Pictures within the data are to be left out; everything else must be reproduced exactly.

** Start **

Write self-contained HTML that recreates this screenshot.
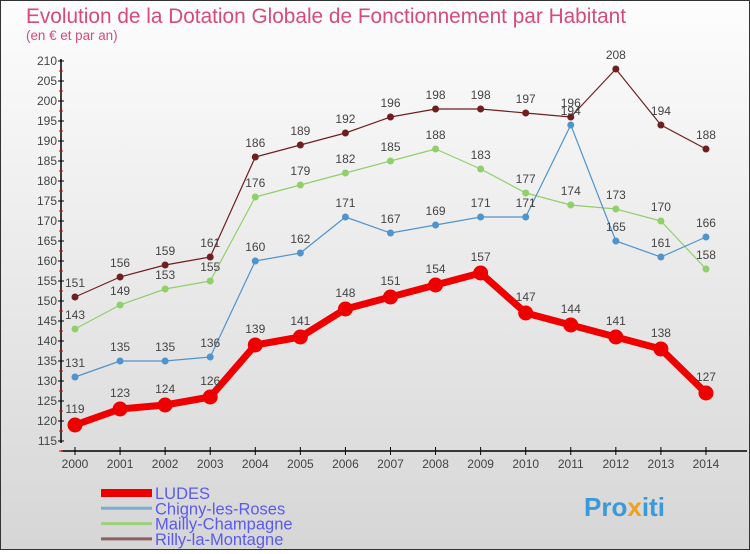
<!DOCTYPE html>
<html><head><meta charset="utf-8"><style>
body{margin:0;width:750px;height:550px;overflow:hidden;font-family:"Liberation Sans",sans-serif}
#c{position:absolute;left:0;top:0;width:748px;height:548px;border:1px solid #333;background:linear-gradient(#fdfdfd,#d6d6d6)}
</style></head><body>
<div id="c">
<svg id="s" width="748" height="548" xmlns="http://www.w3.org/2000/svg">
<text x="25" y="22" font-size="20.8" fill="#d64a7c">Evolution de la Dotation Globale de Fonctionnement par Habitant</text>
<text x="25" y="39" font-size="13.4" fill="#d64a7c">(en € et par an)</text>
<g id="axes"></g><g id="series"></g><g id="legend"></g>
<text x="583" y="515" font-size="26" font-weight="bold" fill="#3a9ad9">Pro<tspan fill="#f0a020">x</tspan>iti</text>
</svg></div>
<script>
const years=[2000,2001,2002,2003,2004,2005,2006,2007,2008,2009,2010,2011,2012,2013,2014];
const yTicks=[115,120,125,130,135,140,145,150,155,160,165,170,175,180,185,190,195,200,205,210];
const ludes=[119,123,124,126,139,141,148,151,154,157,147,144,141,138,127];
const chigny=[131,135,135,136,160,162,171,167,169,171,171,194,165,161,166];
const mailly=[143,149,153,155,176,179,182,185,188,183,177,174,173,170,158];
const rilly=[151,156,159,161,186,189,192,196,198,198,197,196,208,194,188];
const NS="http://www.w3.org/2000/svg";
function X(i){return 74+i*45.07;}
function Y(v){return 420-(v-120)*4;}
function mk(t,a,p){const e=document.createElementNS(NS,t);for(const k in a)e.setAttribute(k,a[k]);p.appendChild(e);return e;}
const ax=document.getElementById('axes');
let yl=mk('line',{x1:60,y1:58,x2:60,y2:442,stroke:'#000','stroke-width':1.5},ax);


let xl=mk('line',{x1:60,y1:450,x2:746,y2:450,stroke:'#000','stroke-width':1.5},ax);


yTicks.forEach(v=>{
 mk('line',{x1:57,y1:Y(v),x2:63,y2:Y(v),stroke:'#000'},ax);
 mk('line',{x1:58,y1:Y(v)+10,x2:62,y2:Y(v)+10,stroke:'#e00'},ax);
 const t=mk('text',{x:56,y:Y(v)+4,'font-size':12,fill:'#444','text-anchor':'end'},ax);t.textContent=v;
 
 
});
years.forEach((y,i)=>{
 mk('line',{x1:X(i),y1:446,x2:X(i),y2:454,stroke:'#000'},ax);
 const t=mk('text',{x:X(i),y:467,'font-size':12,fill:'#444','text-anchor':'middle'},ax);t.textContent=y;
 
 
});
const sg=document.getElementById('series');
function draw(d,col,dot,w,r,name,lblOff){
 const g=mk('g',{},sg);
 
 
 const p=mk('polyline',{points:d.map((v,i)=>X(i)+','+Y(v)).join(' '),fill:'none',stroke:col,'stroke-width':w,'stroke-linejoin':'round'},g);
 
 
 d.forEach((v,i)=>{
  const c=mk('circle',{cx:X(i),cy:Y(v),r:r,fill:dot,stroke:col,'stroke-width':1},g);
  
  
  const t=mk('text',{x:X(i),y:Y(v)-lblOff,'font-size':12,fill:'#444','text-anchor':'middle'},g);t.textContent=v;
  
  
 });
}
draw(rilly,'#6e2020','#6e2020',1.2,3,'rilly',10);
draw(mailly,'#8fd06a','#8fd06a',1.2,3,'mailly',10);
draw(chigny,'#4f94cc','#4f94cc',1.2,3,'chigny',10);
draw(ludes,'#ee0000','#ee0000',7,7,'ludes',12);
const lg=document.getElementById('legend');
[['LUDES','#ee0000',8],['Chigny-les-Roses','#7aaed0',3],['Mailly-Champagne','#9ed080',3],['Rilly-la-Montagne','#8a6060',3]].forEach((e,i)=>{
 const y=492+i*15.3;
 const l=mk('line',{x1:100,y1:y,x2:151,y2:y,stroke:e[1],'stroke-width':e[2]},lg);
 
 
 const t=mk('text',{x:154,y:y+6,'font-size':16.5,fill:'#5a5aee'},lg);t.textContent=e[0];
 
 
});
</script></body></html>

** End **

_WRITTEN ANSWER:_
Write self-contained HTML that recreates this screenshot.
<!DOCTYPE html>
<html><head><meta charset="utf-8"><style>
body{margin:0;width:750px;height:550px;overflow:hidden;font-family:"Liberation Sans",sans-serif}
#c{position:absolute;left:0;top:0;width:748px;height:548px;border:1px solid #333;background:linear-gradient(#fdfdfd,#d6d6d6)}
</style></head><body>
<div id="c">
<svg id="s" width="748" height="548" xmlns="http://www.w3.org/2000/svg">
<text x="25" y="22" font-size="20.8" fill="#d64a7c">Evolution de la Dotation Globale de Fonctionnement par Habitant</text>
<text x="25" y="39" font-size="13.4" fill="#d64a7c">(en € et par an)</text>
<g id="axes"></g><g id="series"></g><g id="legend"></g>
<text x="583" y="515" font-size="26" font-weight="bold" fill="#3a9ad9">Pro<tspan fill="#f0a020">x</tspan>iti</text>
</svg></div>
<script>
const years=[2000,2001,2002,2003,2004,2005,2006,2007,2008,2009,2010,2011,2012,2013,2014];
const yTicks=[115,120,125,130,135,140,145,150,155,160,165,170,175,180,185,190,195,200,205,210];
const ludes=[119,123,124,126,139,141,148,151,154,157,147,144,141,138,127];
const chigny=[131,135,135,136,160,162,171,167,169,171,171,194,165,161,166];
const mailly=[143,149,153,155,176,179,182,185,188,183,177,174,173,170,158];
const rilly=[151,156,159,161,186,189,192,196,198,198,197,196,208,194,188];
const NS="http://www.w3.org/2000/svg";
function X(i){return 74+i*45.07;}
function Y(v){return 420-(v-120)*4;}
function mk(t,a,p){const e=document.createElementNS(NS,t);for(const k in a)e.setAttribute(k,a[k]);p.appendChild(e);return e;}
const ax=document.getElementById('axes');
let yl=mk('line',{x1:60,y1:58,x2:60,y2:442,stroke:'#000','stroke-width':1.5},ax);


let xl=mk('line',{x1:60,y1:450,x2:746,y2:450,stroke:'#000','stroke-width':1.5},ax);


yTicks.forEach(v=>{
 mk('line',{x1:57,y1:Y(v),x2:63,y2:Y(v),stroke:'#000'},ax);
 mk('line',{x1:58,y1:Y(v)+10,x2:62,y2:Y(v)+10,stroke:'#e00'},ax);
 const t=mk('text',{x:56,y:Y(v)+4,'font-size':12,fill:'#444','text-anchor':'end'},ax);t.textContent=v;
 
 
});
years.forEach((y,i)=>{
 mk('line',{x1:X(i),y1:446,x2:X(i),y2:454,stroke:'#000'},ax);
 const t=mk('text',{x:X(i),y:467,'font-size':12,fill:'#444','text-anchor':'middle'},ax);t.textContent=y;
 
 
});
const sg=document.getElementById('series');
function draw(d,col,dot,w,r,name,lblOff){
 const g=mk('g',{},sg);
 
 
 const p=mk('polyline',{points:d.map((v,i)=>X(i)+','+Y(v)).join(' '),fill:'none',stroke:col,'stroke-width':w,'stroke-linejoin':'round'},g);
 
 
 d.forEach((v,i)=>{
  const c=mk('circle',{cx:X(i),cy:Y(v),r:r,fill:dot,stroke:col,'stroke-width':1},g);
  
  
  const t=mk('text',{x:X(i),y:Y(v)-lblOff,'font-size':12,fill:'#444','text-anchor':'middle'},g);t.textContent=v;
  
  
 });
}
draw(rilly,'#6e2020','#6e2020',1.2,3,'rilly',10);
draw(mailly,'#8fd06a','#8fd06a',1.2,3,'mailly',10);
draw(chigny,'#4f94cc','#4f94cc',1.2,3,'chigny',10);
draw(ludes,'#ee0000','#ee0000',7,7,'ludes',12);
const lg=document.getElementById('legend');
[['LUDES','#ee0000',8],['Chigny-les-Roses','#7aaed0',3],['Mailly-Champagne','#9ed080',3],['Rilly-la-Montagne','#8a6060',3]].forEach((e,i)=>{
 const y=492+i*15.3;
 const l=mk('line',{x1:100,y1:y,x2:151,y2:y,stroke:e[1],'stroke-width':e[2]},lg);
 
 
 const t=mk('text',{x:154,y:y+6,'font-size':16.5,fill:'#5a5aee'},lg);t.textContent=e[0];
 
 
});
</script></body></html>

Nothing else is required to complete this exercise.